All of the material should be reproduced exactly, with pictures left out.

- **Recorded information**:
━━━━━━
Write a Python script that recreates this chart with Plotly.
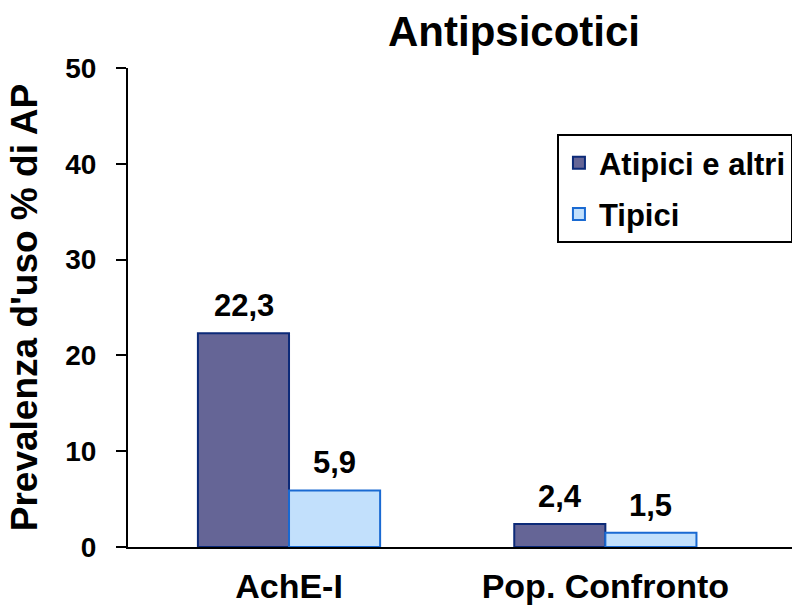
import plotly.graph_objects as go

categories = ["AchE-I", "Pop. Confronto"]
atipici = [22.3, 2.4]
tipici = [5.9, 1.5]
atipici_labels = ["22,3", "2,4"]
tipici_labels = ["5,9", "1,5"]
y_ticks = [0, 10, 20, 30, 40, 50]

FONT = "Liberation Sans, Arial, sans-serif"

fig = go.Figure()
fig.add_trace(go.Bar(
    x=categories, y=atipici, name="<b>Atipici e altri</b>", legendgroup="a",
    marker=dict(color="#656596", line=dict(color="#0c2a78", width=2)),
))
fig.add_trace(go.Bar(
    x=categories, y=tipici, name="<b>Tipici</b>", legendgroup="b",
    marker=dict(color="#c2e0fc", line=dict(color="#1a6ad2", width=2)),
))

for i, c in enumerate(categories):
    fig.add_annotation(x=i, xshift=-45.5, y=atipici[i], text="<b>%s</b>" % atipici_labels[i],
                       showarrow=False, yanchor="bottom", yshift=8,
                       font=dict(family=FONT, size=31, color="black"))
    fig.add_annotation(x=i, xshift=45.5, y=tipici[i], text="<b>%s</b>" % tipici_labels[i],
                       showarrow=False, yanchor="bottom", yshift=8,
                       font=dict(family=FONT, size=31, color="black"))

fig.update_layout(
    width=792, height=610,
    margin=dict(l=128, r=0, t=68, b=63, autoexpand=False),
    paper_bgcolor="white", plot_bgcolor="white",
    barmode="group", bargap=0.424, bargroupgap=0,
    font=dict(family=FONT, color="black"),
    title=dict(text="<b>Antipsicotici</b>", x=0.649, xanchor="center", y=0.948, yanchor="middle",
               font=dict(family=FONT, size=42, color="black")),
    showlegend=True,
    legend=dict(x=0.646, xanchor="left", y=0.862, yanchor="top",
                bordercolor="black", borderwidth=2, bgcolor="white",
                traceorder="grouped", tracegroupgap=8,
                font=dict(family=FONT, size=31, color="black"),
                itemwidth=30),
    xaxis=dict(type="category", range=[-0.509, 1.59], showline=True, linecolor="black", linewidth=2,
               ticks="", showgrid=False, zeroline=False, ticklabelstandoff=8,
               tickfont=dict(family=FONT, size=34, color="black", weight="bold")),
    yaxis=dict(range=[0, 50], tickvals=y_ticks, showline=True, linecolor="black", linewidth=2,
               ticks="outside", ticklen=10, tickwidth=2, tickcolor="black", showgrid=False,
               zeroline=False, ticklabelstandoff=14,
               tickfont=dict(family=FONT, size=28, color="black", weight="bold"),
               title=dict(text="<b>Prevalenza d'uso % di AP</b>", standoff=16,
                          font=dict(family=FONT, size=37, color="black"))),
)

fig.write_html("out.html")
━━━━━━
- **Expected answer**:
Write a Python script that recreates this chart with Plotly.
import plotly.graph_objects as go

categories = ["AchE-I", "Pop. Confronto"]
atipici = [22.3, 2.4]
tipici = [5.9, 1.5]
atipici_labels = ["22,3", "2,4"]
tipici_labels = ["5,9", "1,5"]
y_ticks = [0, 10, 20, 30, 40, 50]

FONT = "Liberation Sans, Arial, sans-serif"

fig = go.Figure()
fig.add_trace(go.Bar(
    x=categories, y=atipici, name="<b>Atipici e altri</b>", legendgroup="a",
    marker=dict(color="#656596", line=dict(color="#0c2a78", width=2)),
))
fig.add_trace(go.Bar(
    x=categories, y=tipici, name="<b>Tipici</b>", legendgroup="b",
    marker=dict(color="#c2e0fc", line=dict(color="#1a6ad2", width=2)),
))

for i, c in enumerate(categories):
    fig.add_annotation(x=i, xshift=-45.5, y=atipici[i], text="<b>%s</b>" % atipici_labels[i],
                       showarrow=False, yanchor="bottom", yshift=8,
                       font=dict(family=FONT, size=31, color="black"))
    fig.add_annotation(x=i, xshift=45.5, y=tipici[i], text="<b>%s</b>" % tipici_labels[i],
                       showarrow=False, yanchor="bottom", yshift=8,
                       font=dict(family=FONT, size=31, color="black"))

fig.update_layout(
    width=792, height=610,
    margin=dict(l=128, r=0, t=68, b=63, autoexpand=False),
    paper_bgcolor="white", plot_bgcolor="white",
    barmode="group", bargap=0.424, bargroupgap=0,
    font=dict(family=FONT, color="black"),
    title=dict(text="<b>Antipsicotici</b>", x=0.649, xanchor="center", y=0.948, yanchor="middle",
               font=dict(family=FONT, size=42, color="black")),
    showlegend=True,
    legend=dict(x=0.646, xanchor="left", y=0.862, yanchor="top",
                bordercolor="black", borderwidth=2, bgcolor="white",
                traceorder="grouped", tracegroupgap=8,
                font=dict(family=FONT, size=31, color="black"),
                itemwidth=30),
    xaxis=dict(type="category", range=[-0.509, 1.59], showline=True, linecolor="black", linewidth=2,
               ticks="", showgrid=False, zeroline=False, ticklabelstandoff=8,
               tickfont=dict(family=FONT, size=34, color="black", weight="bold")),
    yaxis=dict(range=[0, 50], tickvals=y_ticks, showline=True, linecolor="black", linewidth=2,
               ticks="outside", ticklen=10, tickwidth=2, tickcolor="black", showgrid=False,
               zeroline=False, ticklabelstandoff=14,
               tickfont=dict(family=FONT, size=28, color="black", weight="bold"),
               title=dict(text="<b>Prevalenza d'uso % di AP</b>", standoff=16,
                          font=dict(family=FONT, size=37, color="black"))),
)

fig.write_html("out.html")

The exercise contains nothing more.